Document Type : Original Article
Authors
1 Department of nuclear physics, faculty of physics, University of Tabriz, Tabriz, Iran
2 Department of Physics, Liaoning Normal University, Dalian, China
3 Department of Physics, Ilam University, Ilam, Iran
4 Department of Physics, University of Tabriz, Tabriz, Iran
Abstract
In this study, the statistical correlation of the electric quadrupole transition probabilities in the spherical nuclei is investigated. To this aim, the spherical even-even nuclei in the 100 < A < 126 mass region are selected and the electric quadrupole transition rates of different levels in the ground band are determined by the interacting boson model in the U(5) dynamical limit.

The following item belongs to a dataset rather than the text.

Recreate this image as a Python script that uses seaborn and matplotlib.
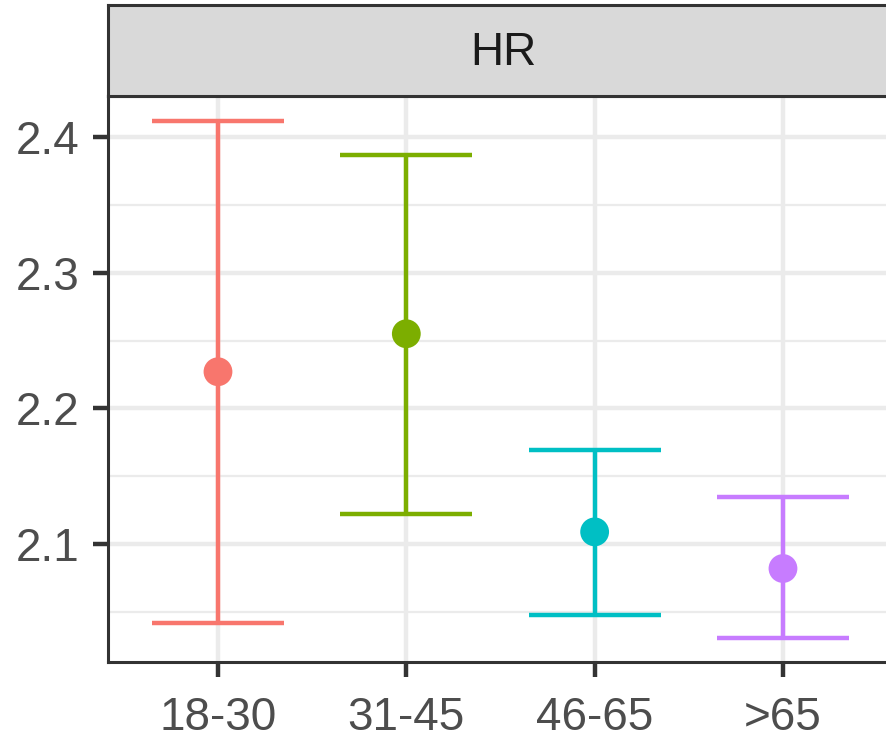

A non-parametric kernel density estimation method is used in the framework of nearest neighbor spacing distribution of random matrix theory to consider the statistical correlation of these quadrupole transition rates. Also, the Kullback-Leibler divergence is used to describe the regular or chaotic behavior of the considered sequences. The results show the correlation of the electric quadrupole transition probabilities between different levels of the ground band. Also, the correlation increased for such transitions that the angular momentum of the initial state of quadrupole transitions increased.
Keywords
- statistical correlation
- electric quadrupole transition probability
- interacting boson model (IBM)
- kernel density estimation (KDE) method
- Kullback-Leibler divergence (KLD)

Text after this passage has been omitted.